Another problem that arises often with trail customers is the last minute call the morning before a ride to put a shoe back on. Most farriers will make their best effort to make it out for the customer so that they can go on their trail ride.

“I try to help these people because I know they pay a lot of money, and I know how terrible a lost shoe is for them,” Selmayr says. “So it makes me really happy to go out at any time in the morning and make sure these people can ride. Sometimes there’s not enough time. I just quickly find a shoe that fits. It may not look perfect, but then they can ride without hurting the foot.”

Bagley is part of a large trail-riding club and lives just 8 miles from a major trail area, so he is sometimes on call if there is going to be a big ride. He says there are days when he will just pull the rig down to the trails and wait because he knows someone will need his help.

Peterson said in a rare case he traveled several hours just to put a shoe back on a horse so they could do their ride. He also makes an effort to reschedule other clients if he has trail clients who have an emergency and really need to make their ride. Peterson comments, though, that if the client was already behind on their horse’s trimming schedule, he may make them squirm a bit.

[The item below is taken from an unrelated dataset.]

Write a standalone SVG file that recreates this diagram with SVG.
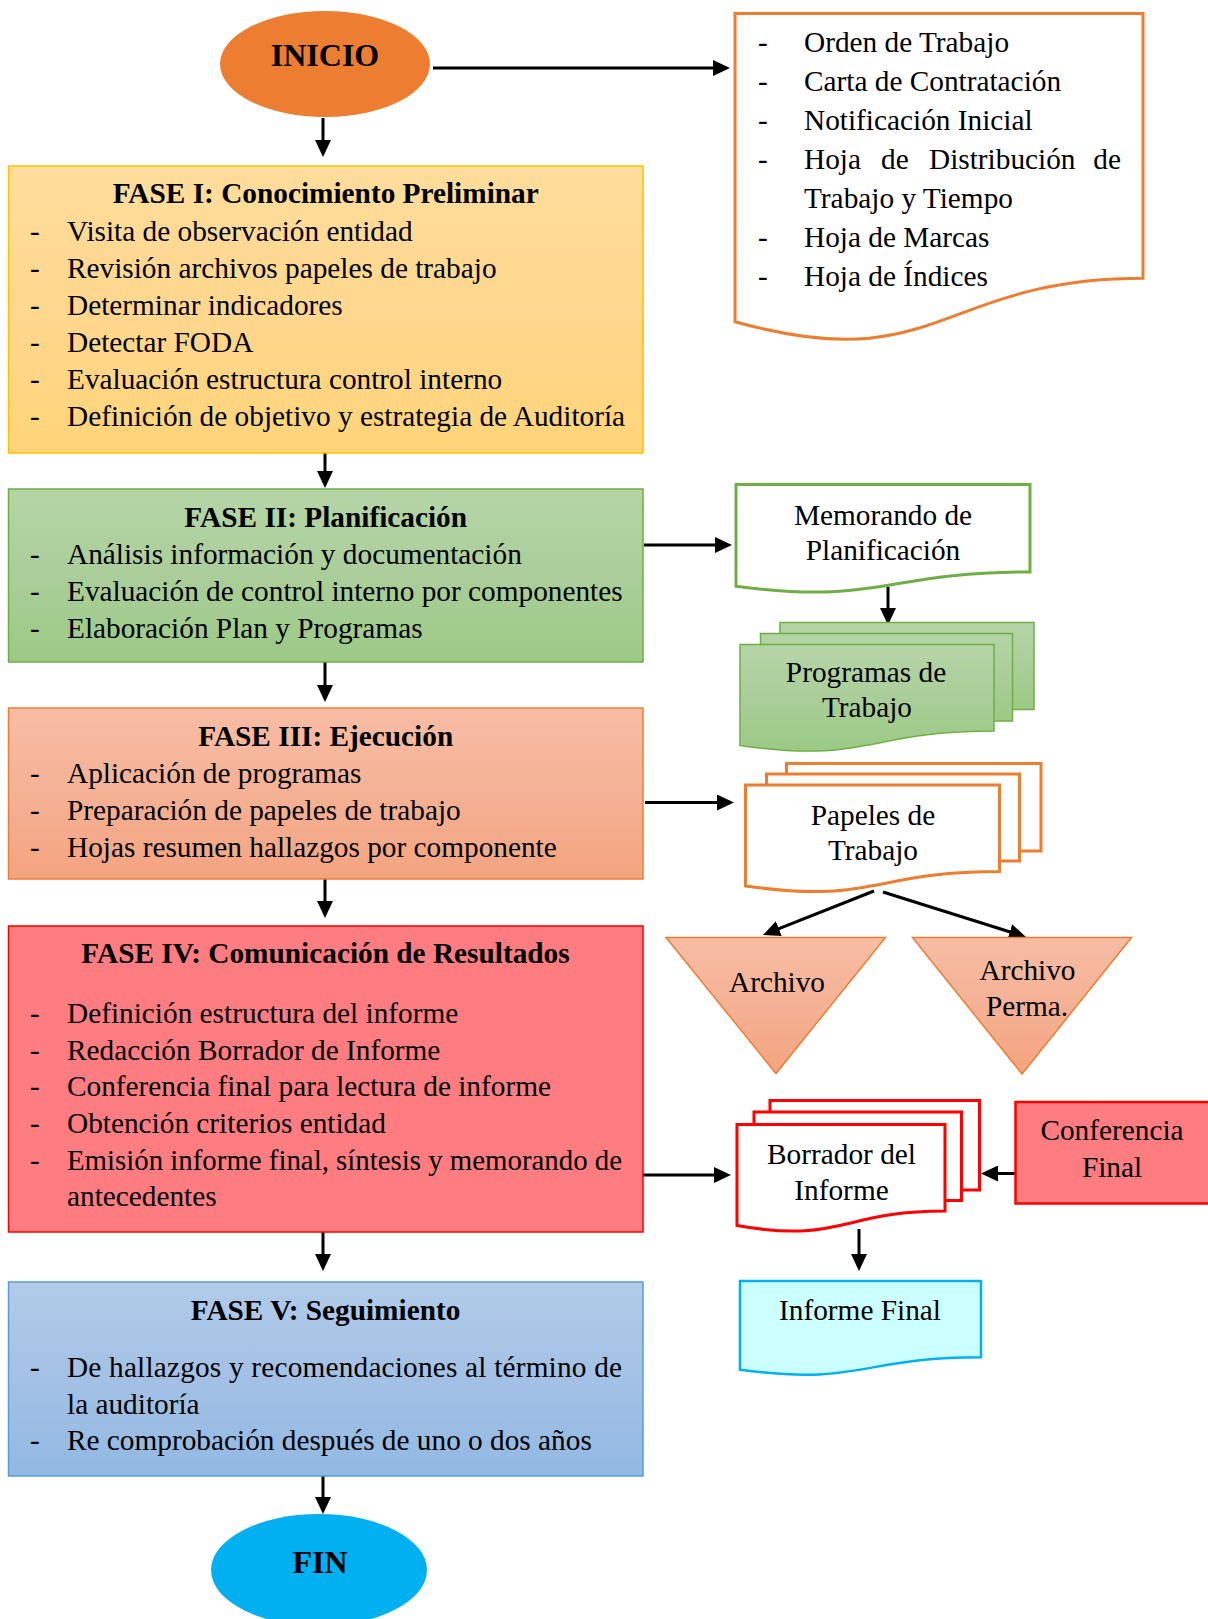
<svg xmlns="http://www.w3.org/2000/svg" width="1208" height="1619" viewBox="0 0 1208 1619">
<defs>
<linearGradient id="gGold" x1="0" y1="0" x2="0" y2="1"><stop offset="0" stop-color="#FFDD9C"/><stop offset="0.5" stop-color="#FFD78E"/><stop offset="1" stop-color="#FFD479"/></linearGradient>
<linearGradient id="gGreen" x1="0" y1="0" x2="0" y2="1"><stop offset="0" stop-color="#B5D5A7"/><stop offset="0.5" stop-color="#AACE99"/><stop offset="1" stop-color="#9CCA86"/></linearGradient>
<linearGradient id="gOrange" x1="0" y1="0" x2="0" y2="1"><stop offset="0" stop-color="#F7BDA4"/><stop offset="0.5" stop-color="#F5B195"/><stop offset="1" stop-color="#F4A47F"/></linearGradient>
<linearGradient id="gBlue" x1="0" y1="0" x2="0" y2="1"><stop offset="0" stop-color="#B1CBE9"/><stop offset="0.5" stop-color="#A3C1E5"/><stop offset="1" stop-color="#92B9E3"/></linearGradient>
<marker id="arr" markerUnits="userSpaceOnUse" markerWidth="17" markerHeight="16" refX="8" refY="8" orient="auto"><path d="M0,0 L17,8 L0,16 Z" fill="#000"/></marker>
</defs>
<style>
text{font-family:"Liberation Serif","Times New Roman",serif;font-size:29.3px;fill:#000}
.b{font-weight:bold}
.c{text-anchor:middle}
.big{font-size:32px;font-weight:bold;text-anchor:middle}
.con line{stroke:#000;stroke-width:3;marker-end:url(#arr)}
</style>

<g id="connectors" class="con">
<line x1="433" y1="68" x2="721" y2="68"/>
<line x1="323" y1="118" x2="323" y2="148"/>
<line x1="325" y1="453" x2="325" y2="479"/>
<line x1="644" y1="545" x2="723" y2="545"/>
<line x1="888" y1="587" x2="888" y2="616"/>
<line x1="325" y1="662" x2="325" y2="693"/>
<line x1="645" y1="802.5" x2="725" y2="802.5"/>
<line x1="874" y1="891" x2="771.4" y2="931.6"/>
<line x1="883" y1="892" x2="1017.4" y2="934.3"/>
<line x1="325" y1="879" x2="325" y2="909"/>
<line x1="643" y1="1175" x2="722" y2="1175"/>
<line x1="1015" y1="1173.5" x2="990" y2="1173.5"/>
<line x1="859" y1="1229" x2="859" y2="1262"/>
<line x1="323" y1="1232" x2="323" y2="1262"/>
<line x1="323" y1="1476" x2="323" y2="1505"/>
</g>

<g id="inicio">
<ellipse cx="325" cy="64" rx="105" ry="53" fill="#ED7D31"/>
<text class="big" x="325" y="66">INICIO</text>
</g>

<g id="docs-inicio">
<path d="M735,13.5 H1143 V278.2 C939,278.2 939,379 735,321.7 Z" fill="#fff" stroke="#ED7D31" stroke-width="3"/>
<text x="758" y="52">-</text><text x="804" y="52">Orden de Trabajo</text>
<text x="758" y="91">-</text><text x="804" y="91">Carta de Contratación</text>
<text x="758" y="130">-</text><text x="804" y="130">Notificación Inicial</text>
<text x="758" y="169">-</text><text x="804" y="169">Hoja</text><text x="881" y="169">de</text><text x="929" y="169">Distribución</text><text x="1121" y="169" text-anchor="end">de</text>
<text x="804" y="208">Trabajo y Tiempo</text>
<text x="758" y="247">-</text><text x="804" y="247">Hoja de Marcas</text>
<text x="758" y="286">-</text><text x="804" y="286">Hoja de Índices</text>
</g>

<g id="fase1">
<rect x="8.5" y="166" width="634.5" height="287" fill="url(#gGold)" stroke="#FFC000" stroke-width="1.5"/>
<text class="b c" x="325.7" y="203">FASE I: Conocimiento Preliminar</text>
<text x="30" y="240.5">-</text><text x="67" y="240.5">Visita de observación entidad</text>
<text x="30" y="277.5">-</text><text x="67" y="277.5">Revisión archivos papeles de trabajo</text>
<text x="30" y="314.5">-</text><text x="67" y="314.5">Determinar indicadores</text>
<text x="30" y="351.5">-</text><text x="67" y="351.5">Detectar FODA</text>
<text x="30" y="388.5">-</text><text x="67" y="388.5">Evaluación estructura control interno</text>
<text x="30" y="425.5">-</text><text x="67" y="425.5">Definición de objetivo y estrategia de Auditoría</text>
</g>

<g id="fase2">
<rect x="8.5" y="489" width="634.5" height="173" fill="url(#gGreen)" stroke="#70AD47" stroke-width="1.5"/>
<text class="b c" x="325.7" y="526.5">FASE II: Planificación</text>
<text x="30" y="564">-</text><text x="67" y="564">Análisis información y documentación</text>
<text x="30" y="600.5">-</text><text x="67" y="600.5">Evaluación de control interno por componentes</text>
<text x="30" y="637.5">-</text><text x="67" y="637.5">Elaboración Plan y Programas</text>
</g>

<g id="memorando">
<path d="M736,484.5 H1030 V571.9 C883,571.9 883,605.2 736,586.3 Z" fill="#fff" stroke="#70AD47" stroke-width="3"/>
<text class="c" x="883" y="524.5">Memorando de</text>
<text class="c" x="883" y="560">Planificación</text>
</g>

<g id="programas">
<rect x="780" y="622.5" width="254" height="87" fill="url(#gGreen)" stroke="#70AD47" stroke-width="1.5"/>
<rect x="760.5" y="633.5" width="252" height="87.5" fill="url(#gGreen)" stroke="#70AD47" stroke-width="1.5"/>
<path d="M740,644.5 H994 V731.1 C867,731.1 867,764.1 740,745.4 Z" fill="url(#gGreen)" stroke="#70AD47" stroke-width="1.5"/>
<text class="c" x="866" y="681.5">Programas de</text>
<text class="c" x="867" y="716.5">Trabajo</text>
</g>

<g id="fase3">
<rect x="8.5" y="708" width="634.5" height="171" fill="url(#gOrange)" stroke="#ED7D31" stroke-width="1.5"/>
<text class="b c" x="325.7" y="746">FASE III: Ejecución</text>
<text x="30" y="783">-</text><text x="67" y="783">Aplicación de programas</text>
<text x="30" y="820">-</text><text x="67" y="820">Preparación de papeles de trabajo</text>
<text x="30" y="856.5">-</text><text x="67" y="856.5">Hojas resumen hallazgos por componente</text>
</g>

<g id="papeles">
<rect x="786.5" y="763.5" width="254.5" height="87.5" fill="#fff" stroke="#ED7D31" stroke-width="3"/>
<rect x="766.5" y="774" width="253" height="87" fill="#fff" stroke="#ED7D31" stroke-width="3"/>
<path d="M745.5,785 H999.5 V871.6 C872.5,871.6 872.5,904.6 745.5,885.9 Z" fill="#fff" stroke="#ED7D31" stroke-width="3"/>
<text class="c" x="873" y="824.5">Papeles de</text>
<text class="c" x="873" y="860">Trabajo</text>
</g>

<g id="archivo">
<path d="M666,937.5 H885.5 L776,1073.5 Z" fill="url(#gOrange)" stroke="#ED7D31" stroke-width="1.5"/>
<text class="c" x="777" y="991.5">Archivo</text>
</g>

<g id="archivo-perma">
<path d="M912.5,937.5 H1131.5 L1022,1074 Z" fill="url(#gOrange)" stroke="#ED7D31" stroke-width="1.5"/>
<text class="c" x="1027.5" y="980">Archivo</text>
<text class="c" x="1027" y="1016">Perma.</text>
</g>

<g id="fase4">
<rect x="8.5" y="926" width="634.5" height="306" fill="#FF7C80" stroke="#FF0000" stroke-width="1.5"/>
<text class="b c" x="325.5" y="963">FASE IV: Comunicación de Resultados</text>
<text x="30" y="1022.5">-</text><text x="67" y="1022.5">Definición estructura del informe</text>
<text x="30" y="1059.5">-</text><text x="67" y="1059.5">Redacción Borrador de Informe</text>
<text x="30" y="1096">-</text><text x="67" y="1096">Conferencia final para lectura de informe</text>
<text x="30" y="1133">-</text><text x="67" y="1133">Obtención criterios entidad</text>
<text x="30" y="1169.5">-</text><text x="67" y="1169.5" textLength="555" lengthAdjust="spacingAndGlyphs">Emisión informe final, síntesis y memorando de</text>
<text x="67" y="1206">antecedentes</text>
</g>

<g id="borrador">
<rect x="770" y="1100.5" width="209.5" height="89.5" fill="#fff" stroke="#FF0000" stroke-width="3"/>
<rect x="754" y="1112" width="207.5" height="88.5" fill="#fff" stroke="#FF0000" stroke-width="3"/>
<path d="M737,1124.5 H945 V1211.1 C841,1211.1 841,1244.1 737,1225.4 Z" fill="#fff" stroke="#FF0000" stroke-width="3"/>
<text class="c" x="841.5" y="1163.5">Borrador del</text>
<text class="c" x="841.5" y="1199.5">Informe</text>
</g>

<g id="conferencia">
<rect x="1015.5" y="1102" width="200" height="101.5" fill="#FF7C80" stroke="#FF0000" stroke-width="2.5"/>
<text class="c" x="1112" y="1140">Conferencia</text>
<text class="c" x="1112" y="1176.5">Final</text>
</g>

<g id="informe-final">
<path d="M740,1281 H981 V1357.2 C860.5,1357.2 860.5,1386.2 740,1369.7 Z" fill="#CCFFFF" stroke="#00B0F0" stroke-width="2.5"/>
<text class="c" x="860" y="1320">Informe Final</text>
</g>

<g id="fase5">
<rect x="8.5" y="1282" width="634.5" height="194" fill="url(#gBlue)" stroke="#5B9BD5" stroke-width="1.5"/>
<text class="b c" x="325.5" y="1320">FASE V: Seguimiento</text>
<text x="30" y="1376.5">-</text><text x="67" y="1376.5" textLength="555" lengthAdjust="spacing">De hallazgos y recomendaciones al término de</text>
<text x="67" y="1413.5">la auditoría</text>
<text x="30" y="1450">-</text><text x="67" y="1450">Re comprobación después de uno o dos años</text>
</g>

<g id="fin">
<ellipse cx="319" cy="1570" rx="108" ry="56" fill="#00B0F0"/>
<text class="big" x="320" y="1573">FIN</text>
</g>
</svg>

If a horse has been missing a shoe for a week, Smith says the client needs to be advised to give more timely notice to the farrier.

In addition to dealing with the rider, Peterson says the trail horse can also pose some difficulty if they are not ridden or handled often. This requires horsemanship both on your part and that of the client.

 “If the horses aren’t working on a regular basis, their mental condition may not be the best,” he says. “They can lose their respect for the rider.”